Baraj sistemi kalkarsa AKP iktidar olamaz
Bu seneki genel seçimlerde yüzde10 barajı, geçmiş seçimlere göre daha fazla tartışılmaya başlandı. CHP barajın yüzde 3’e inmesini istiyor. MHP de barajla ilgili bir hesaplarının olmadığını bildirdi.
Baraj konusu Anayasa Mahkemesi’nde “Hak ihlali” olarak görüşülecekti. Ancak Anayasa Mahkemesi, yüzde 10 seçim barajıyla ilgili başvuruyu bireysel başvuru olduğu için “kabul edilemez” olarak değerlendirip reddetti. Anayasa Mahkemesi Başkanı Haşim Kılıç da toplantıya katılmadı.
Eğer Anayasa Mahkemesi seçim barajı başvurusunu “Hak İhlali” görüp iptal etseydi bile, sonuç bu seneki seçimleri etkilemeyecekti. Çünkü Anayasa’da “seçim kanununda yapılan değişiklikler, bir yıl içinde yapılacak seçimde uygulanamaz” hükmü var.
Seçim barajının tartışılması, toplumda farklı ve yeni bakış açılarına neden oldu. Şimdi kamuoyunda bu kadar tartışılan ve demokrasi için bir hançer olarak görülen yüzde 10 seçim barajını kaldırır mı?
1- AKP seçim barajını kaldırmaz, çünkü: Yüzde 10 barajı kalkarsa, AKP Meclis’te çoğunluk olan 276 ’yı zor bulur. Baraj varken bu çoğunluğu bulması için yüzde 45 ve üstünde oy alması gerekir. Yüzde 45 oy oranına ulaşması ise zor görünüyor.
Ayrıca baraj kalkarsa, seçime katılım oranı da yüksek olur. Zira küçük partilere oy verenler de sandığa gider. Sandığa gitmeyenlerin oranı yüksek olunca, AKP’nin toplam içindeki payı artıyor. Sandığa gidenlerin oranı artarsa, AKP’nin payı da azalır.
AKP’nin oy oranında düşme olacağı bu günden bellidir. Her şeyden önce parti içinde 12 yılın getirdiği sorunlar ve anlaşmazlıklar var. Başbakan Davutoğlu daha dürüst olabilir. Ancak halka gerekli güveni veremedi.
Dahası AKP bütün kurumları ile kamuoyunu fazla gerdi. AKP’nin yurt dışındaki imajını hırpaladı. Eskiden, demokrasiyi getiriyor diye destek verenler, bugün “Türkiye otokrasiye mi gidiyor” sorusunu tartışıyorlar.
O kadar ki yabancılar “AKP iktidardan giderse, Avrupa Birliği Türk halkını otokrasiden çıkmış mazlum gibi görüp, hemen AB’ye girmesini ister” şeklinde yorumlar yapıyorlar.
Bu şartlarda, AKP’nin yüzde 40 ve altında oy alması bekleniyor.
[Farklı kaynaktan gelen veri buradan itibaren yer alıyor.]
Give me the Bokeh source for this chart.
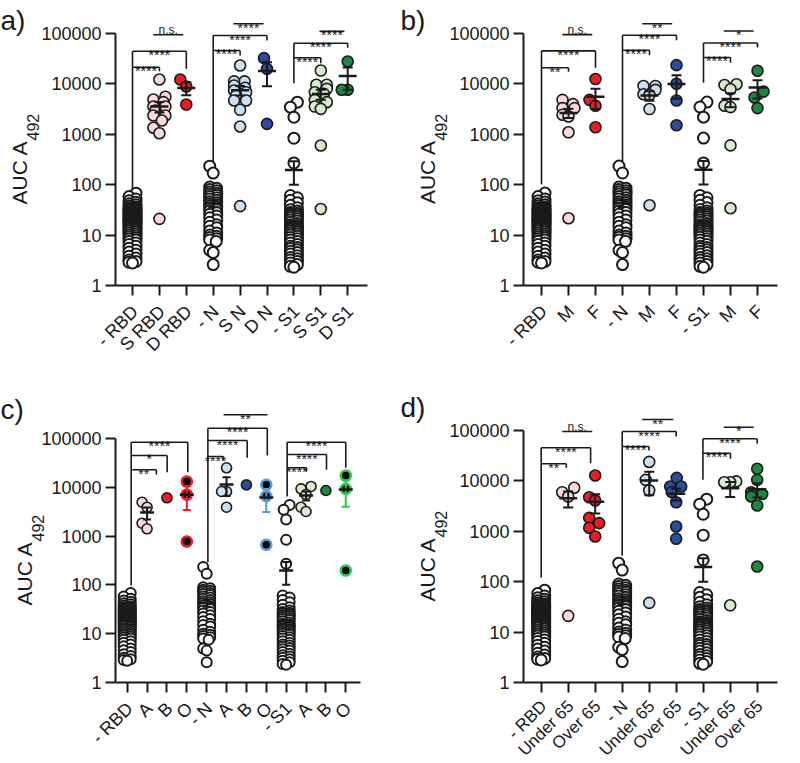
import numpy as np
from math import pi
from bokeh.plotting import figure
from bokeh.models import Range1d, FixedTicker, PrintfTickFormatter
from bokeh.layouts import column, row
from bokeh.core.properties import value
from bokeh.embed import file_html
from bokeh.resources import INLINE

FONT = "Liberation Sans"
FONT_V = value(FONT)
INK = "#1a1a1a"
PINK = "#f8dada"; RED = "#ec1c24"
LBLUE = "#cde0f2"; BLUE = "#2a4d9e"
LGREEN = "#d8ebcf"; GREEN = "#178a40"
O_RED = "#ec1c24"; O_BLUE = "#5b9bd5"; O_GREEN = "#2fc84a"

# ---------------- data (AUC A492) ----------------
neg_rbd = [68, 58, 52, 48, 45, 42, 40, 38, 36, 35, 34, 33, 32, 31, 30, 29, 28, 27, 26.5, 26,
           25, 24.5, 24, 23, 22.5, 22, 21.5, 21, 20.5, 20, 19.5, 19, 18.5, 18, 17.5, 17, 16.5,
           16, 15.5, 15, 14.5, 14, 13.5, 13, 12.5, 12, 11.5, 11, 10.5, 10, 9.6, 9.2, 8.8, 8.4,
           8, 7.5, 7, 6.5, 6, 5.5, 5, 4.6, 4.2, 3.8, 3.5, 3.2, 3.0, 2.9, 2.8]
neg_n = [233, 170, 90, 85, 80, 76, 72, 68, 65, 62, 58, 55, 52, 49, 46, 44, 42, 40, 38, 36,
         34, 32, 30, 28, 26, 24, 22, 20, 18, 16, 15, 14, 12, 11, 10, 9.5, 9, 8.5, 8, 7.5,
         5, 4.5, 2.6]
neg_s1 = [4340, 3460, 2180, 837, 270, 61, 55, 49, 44, 39, 35, 32, 30, 28, 27, 26, 25, 24, 23,
          22, 21, 20, 19, 18, 17, 16, 15.5, 15, 14.5, 14, 13.5, 13, 12.5, 12, 11.5, 11, 10.5,
          10, 9.5, 9, 8.5, 8, 7.5, 7, 6.5, 6, 5.7, 5.4, 5.1, 4.8, 4.5, 4.2, 3.9, 3.6, 3.4,
          3.2, 3.0, 2.8, 2.6, 2.4, 2.3]

# panel a: severity
a_labels = ["- RBD", "S RBD", "D RBD", "- N", "S N", "D N", "- S1", "S S1", "D S1"]
a_s_rbd = [12200, 4900, 5550, 4340, 3550, 3550, 2960, 2360, 2360, 1880, 1350, 1050, 21]
a_d_rbd = [12200, 8900, 3900]
a_s_n = [23200, 11200, 11200, 9300, 8400, 7400, 6840, 5890, 4700, 4700, 3060, 1430, 37.5]
a_d_n = [32400, 19900, 1610]
a_s_s1 = [18400, 9600, 9600, 7970, 6840, 6330, 4800, 4340, 3550, 3200, 600, 33]
a_d_s1 = [27800, 7640, 7640]

# panel b: sex
b_labels = ["- RBD", "M", "F", "- N", "M", "F", "- S1", "M", "F"]
b_m_rbd = [4800, 3950, 3290, 3290, 2430, 2240, 1090, 21.5]
b_f_rbd = [12400, 4800, 3660, 1370]
b_m_n = [9050, 9050, 7550, 6200, 6000, 3150, 39]
b_f_n = [23400, 10000, 4650, 1500]
b_m_s1 = [9780, 9470, 7800, 3660, 3440, 600, 34]
b_f_s1 = [18100, 7000, 5330, 3290]

# panel c: blood group
c_labels = ["- RBD", "A", "B", "O", "- N", "A", "B", "O", "- S1", "A", "B", "O"]
c_a_rbd = [4950, 3910, 1840, 1410]
c_b_rbd = [6100]
c_o_rbd = [13150, 7120, 775]
c_a_n = [25100, 8200, 8200, 3910]
c_b_n = [11200]
c_o_n = [11300, 6600, 663]
c_a_s1 = [10400, 9300, 7120, 3910, 3190]
c_b_s1 = [8600]
c_o_s1 = [17500, 9300, 197]

# panel d: age
d_labels = ["- RBD", "Under 65", "Over 65", "- N", "Under 65", "Over 65", "- S1", "Under 65", "Over 65"]
d_u_rbd = [7300, 5970, 4900, 21]
d_o_rbd = [12800, 4750, 4080, 1850, 1450, 1175, 789]
d_u_n = [23800, 10500, 6500, 38]
d_o_n = [11500, 7740, 7740, 6000, 3780, 1245, 710]
d_u_s1 = [9800, 9400, 9400, 34]
d_o_s1 = [17400, 10500, 5970, 5500, 4900, 3250, 200]

# significance brackets: left category, leg bottom (log10), arms (right cat, log10 height, log10 leg end, label),
# and an optional bar between two groups (x from, x to, log10 height, label)
a_br = [dict(left=1, leg=1.925, arms=[(2, 4.331, 4.252, "****"), (3, 4.649, 4.30, "****")], top=(1.77, 2.89, 4.974, "n.s.")),
        dict(left=4, leg=2.446, arms=[(5, 4.663, 4.563, "****"), (6, 4.96, 4.861, "****")], top=(4.75, 5.87, 5.192, "****")),
        dict(left=7, leg=4.014, arms=[(8, 4.518, 4.411, "****"), (9, 4.808, 4.716, "****")], top=(7.95, 8.88, 5.046, "****"))]
b_br = [dict(left=1, leg=2.008, arms=[(2, 4.317, 4.238, "**"), (3, 4.652, 4.317, "****")], top=(1.77, 2.88, 4.974, "n.s.")),
        dict(left=4, leg=2.467, arms=[(5, 4.665, 4.567, "****"), (6, 4.961, 4.862, "****")], top=(4.73, 5.84, 5.191, "**")),
        dict(left=7, leg=4.022, arms=[(8, 4.522, 4.415, "****"), (9, 4.809, 4.719, "****")], top=(7.75, 8.86, 5.045, "*"))]
c_br = [dict(left=1.2, leg=1.988, arms=[(2.47, 4.359, 4.262, "**"), (3.01, 4.652, 4.309, "*"), (4.05, 4.924, 4.309, "****")], top=None),
        dict(left=5.06, leg=2.465, arms=[(5.83, 4.631, 4.549, "****"), (7.04, 4.959, 4.604, "****"), (8.05, 5.211, 4.652, "****")], top=(5.85, 8.06, 5.486, "**")),
        dict(left=9.05, leg=3.811, arms=[(10.02, 4.4, 4.33, "****"), (11.03, 4.672, 4.359, "****"), (12.0, 4.924, 4.4, "****")], top=None)]
d_br = [dict(left=1, leg=2.083, arms=[(1.93, 4.339, 4.26, "**"), (2.83, 4.657, 4.351, "****")], top=(1.78, 2.89, 4.98, "n.s.")),
        dict(left=4, leg=2.52, arms=[(4.99, 4.683, 4.603, "****"), (6.0, 4.98, 4.881, "****")], top=(4.74, 5.89, 5.218, "**")),
        dict(left=6.99, leg=4.022, arms=[(8.01, 4.55, 4.438, "****"), (9.0, 4.835, 4.736, "****")], top=(7.76, 8.87, 5.065, "*"))]

NEG = dict(fill="white", line=INK, bar=INK, lw=2.0, spread=3.5)
def solid(c):
    return dict(fill=c, line=INK, bar=INK, lw=1.6, spread=6)
def ring(c):
    return dict(fill="black", line=c, bar=c, lw=2.6, spread=6)


def swarm(vals, decade, diam, max_half):
    ys = np.log10(np.asarray(vals, float)) * decade
    order = np.argsort(ys)
    cand = sorted(np.arange(-max_half, max_half + 0.01, 0.5), key=lambda c: (abs(c), c))
    placed = []
    xs = np.zeros(len(ys))
    for i in order:
        best, best_cost = 0.0, None
        for c in cand:
            cost = 0.0
            for (px, py) in placed:
                d = np.hypot(c - px, ys[i] - py)
                if d < diam:
                    cost += diam - d
            if cost == 0:
                best = c
                break
            if best_cost is None or cost < best_cost:
                best_cost, best = cost, c
        xs[i] = best
        placed.append((best, ys[i]))
    return xs


def panel(letter, labels, series, styles, brackets, g):
    W, H = g["W"], g["H"]
    fl, ft, sp, fr, y1, dec, top = g["fl"], g["first"], g["sp"], g["fr"], g["y1"], g["dec"], g["top"]
    xs0 = 1 - (ft - fl) / sp
    xe = 1 + (fr - ft) / sp
    ye = 10 ** ((y1 - top) / dec)
    p = figure(width=W, height=H, x_range=Range1d(xs0, xe), y_range=Range1d(1, ye), y_axis_type="log",
               output_backend="svg", toolbar_location=None,
               min_border_left=fl, min_border_right=W - fr, min_border_top=top, min_border_bottom=H - y1)
    p.outline_line_color = None
    p.xgrid.visible = False
    p.ygrid.visible = False
    p.background_fill_color = "white"
    p.border_fill_color = "white"

    ya = p.yaxis[0]
    ya.ticker = FixedTicker(ticks=[1, 10, 100, 1000, 10000, 100000], minor_ticks=[])
    ya.formatter = PrintfTickFormatter(format="%d")
    ya.bounds = (1, 100000)
    xa = p.xaxis[0]
    ticks = list(range(1, len(labels) + 1))
    xa.ticker = FixedTicker(ticks=ticks, minor_ticks=[])
    xa.major_label_overrides = {t: "" for t in ticks}
    xa.major_label_standoff = 0
    for ax in (xa, ya):
        ax.axis_line_width = 2
        ax.axis_line_color = INK
        ax.major_tick_line_width = 2
        ax.major_tick_line_color = INK
        ax.major_tick_out = 10
        ax.major_tick_in = 0
        ax.minor_tick_line_color = None
    ya.major_label_text_font = FONT
    ya.major_label_text_font_size = "18px"
    ya.major_label_text_color = INK
    ya.major_label_standoff = 4

    diam = g["size"]
    mean_hw, cap_hw = g["mean_hw"], g["cap_hw"]
    # points
    for i, (vals, st) in enumerate(zip(series, styles)):
        cx = i + 1
        off = swarm(vals, dec, diam, min(st["spread"], g["spread"]))
        p.scatter(cx + off / sp, vals, size=diam, marker="circle", fill_color=st["fill"],
                  line_color=st["line"], line_width=st["lw"])
    # mean +/- SEM
    for i, (vals, st) in enumerate(zip(series, styles)):
        v = np.asarray(vals, float)
        if len(v) < 2:
            continue
        cx = i + 1
        m = v.mean()
        se = v.std(ddof=1) / np.sqrt(len(v))
        lo, hi = max(m - se, 1.01), m + se
        p.segment(cx, lo, cx, hi, line_color=st["bar"], line_width=2)
        p.segment([cx - cap_hw / sp] * 2, [lo, hi], [cx + cap_hw / sp] * 2, [lo, hi], line_color=st["bar"], line_width=2)
        p.segment(cx - mean_hw / sp, m, cx + mean_hw / sp, m, line_color=INK, line_width=2.5)

    def txt(x, y, s, size, align="center", baseline="alphabetic", angle=0.0, level="glyph"):
        p.text([x], [y], text=[s], text_font_size=size, text_color=INK, angle=angle,
               text_align=align, text_baseline=baseline, text_font=FONT_V, level=level)

    # brackets
    for b in brackets:
        top_arm = max(a[1] for a in b["arms"])
        p.segment(b["left"], 10 ** b["leg"], b["left"], 10 ** top_arm, line_color=INK, line_width=1.6)
        for (xr, h, hl, lab) in b["arms"]:
            p.segment(b["left"], 10 ** h, xr, 10 ** h, line_color=INK, line_width=1.6)
            p.segment(xr, 10 ** h, xr, 10 ** hl, line_color=INK, line_width=1.6)
            txt((b["left"] + xr) / 2, 10 ** (h - 4 / dec), lab, "14px")
        if b["top"] is not None:
            x1, x2, h, lab = b["top"]
            p.segment(x1, 10 ** h, x2, 10 ** h, line_color=INK, line_width=1.6)
            if lab == "n.s.":
                txt((x1 + x2) / 2, 10 ** (h + 5 / dec), lab, "12px")
            else:
                txt((x1 + x2) / 2, 10 ** (h - 4 / dec), lab, "14px")

    # category labels (outside the frame -> overlay level)
    for i, lab in enumerate(labels):
        txt(i + 1 + 2.5 / sp, 10 ** (-g["xl_dy"] / dec), lab, g["xl_fs"], align="right", baseline="middle",
            angle=pi / 4, level="overlay")
    # y-axis title  AUC A492
    yb = 2.5 - 45 / dec
    txt(xs0 - g["yl"] / sp, 10 ** yb, "AUC A", "21px", align="left", angle=pi / 2, level="overlay")
    txt(xs0 - (g["yl"] - 13) / sp, 10 ** (yb + 64 / dec), "492", "16px", align="left", angle=pi / 2, level="overlay")
    # panel letter
    txt(xs0 - fl / sp, 10 ** ((y1 - g["lb"]) / dec), letter, "28px", align="left", level="overlay")
    return p


GA = dict(W=400, H=380, fl=115, first=132, sp=26.9, fr=367, y1=285, dec=50.4, top=10, size=11,
          spread=6, mean_hw=9, cap_hw=5, lb=20, yl=96, xl_dy=23, xl_fs="18px")
GB = dict(W=392, H=380, fl=123, first=141, sp=27.0, fr=377, y1=287, dec=50.8, top=10, size=11,
          spread=6, mean_hw=9, cap_hw=5, lb=20, yl=96, xl_dy=23, xl_fs="18px")
GC = dict(W=400, H=380, fl=115, first=126.7, sp=19.87, fr=360, y1=302, dec=48.8, top=20, size=10,
          spread=5, mean_hw=7, cap_hw=4, lb=29, yl=91, xl_dy=23, xl_fs="18px")
GD = dict(W=392, H=380, fl=123, first=140.7, sp=27.0, fr=377, y1=302, dec=50.4, top=20, size=11,
          spread=6, mean_hw=9, cap_hw=5, lb=27, yl=96, xl_dy=21, xl_fs="17px")

pa = panel("a)", a_labels,
           [neg_rbd, a_s_rbd, a_d_rbd, neg_n, a_s_n, a_d_n, neg_s1, a_s_s1, a_d_s1],
           [NEG, solid(PINK), solid(RED), NEG, solid(LBLUE), solid(BLUE), NEG, solid(LGREEN), solid(GREEN)],
           a_br, GA)
pb = panel("b)", b_labels,
           [neg_rbd, b_m_rbd, b_f_rbd, neg_n, b_m_n, b_f_n, neg_s1, b_m_s1, b_f_s1],
           [NEG, solid(PINK), solid(RED), NEG, solid(LBLUE), solid(BLUE), NEG, solid(LGREEN), solid(GREEN)],
           b_br, GB)
pc = panel("c)", c_labels,
           [neg_rbd, c_a_rbd, c_b_rbd, c_o_rbd, neg_n, c_a_n, c_b_n, c_o_n, neg_s1, c_a_s1, c_b_s1, c_o_s1],
           [NEG, solid(PINK), solid(RED), ring(O_RED), NEG, solid(LBLUE), solid(BLUE), ring(O_BLUE),
            NEG, solid(LGREEN), solid(GREEN), ring(O_GREEN)],
           c_br, GC)
pd_ = panel("d)", d_labels,
            [neg_rbd, d_u_rbd, d_o_rbd, neg_n, d_u_n, d_o_n, neg_s1, d_u_s1, d_o_s1],
            [NEG, solid(PINK), solid(RED), NEG, solid(LBLUE), solid(BLUE), NEG, solid(LGREEN), solid(GREEN)],
            d_br, GD)

layout = column(row(pa, pb, spacing=0), row(pc, pd_, spacing=0), spacing=0)
open("out.html", "w").write(file_html(layout, INLINE, title="AUC A492"))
CHP’nin seçim barajının kaldırılmasından yana tavır koyması da bu hesaba dayanıyor.
2- Kanun değişmez ve baraj kalkmazsa, AKP’nin gitmesini isteyenler bu defa BDP yüzde 10 barajını geçsin diye BDP’ye oy verebilirler. BDP yüzde 10 barajını geçerse, bunun en büyük maliyeti yine AKP için olur. Ne var ki bu hesabı yapanlar, AKP 276’yı çıkaramazsa, CHP ve MHP ile değil BDP ile koalisyon yapar. Bu defa koalisyon ortağı olarak BDP, AKP’den daha fazla taviz koparır.
3- Kamuoyunda baraj sorunu, demokrasinin bir göstergesi olarak algılanmaya başlandı. 1980 öncesi, siyasi partilerde ön seçim zorunlu idi ve baraj yoktu.
Barajın getirilmesinde, 1980 öncesi Meclis’teki siyasi istikrarsızlığın da önemli payı var. CHP, 1973 seçimlerinden birinci parti olarak çıkmış ama tek başına hükümet kuracak çoğunluğu elde edememişti. Sonradan oluşan koalisyonlar da Meclis’te istikrar getirmedi.
Sonuç olarak Türkiye, geçmişte bugünkünden daha demokratik seçimler yaşamıştır. Bugün ön seçim ve baraj sorunu, demokrasinin ayıpları olarak durmaktadır.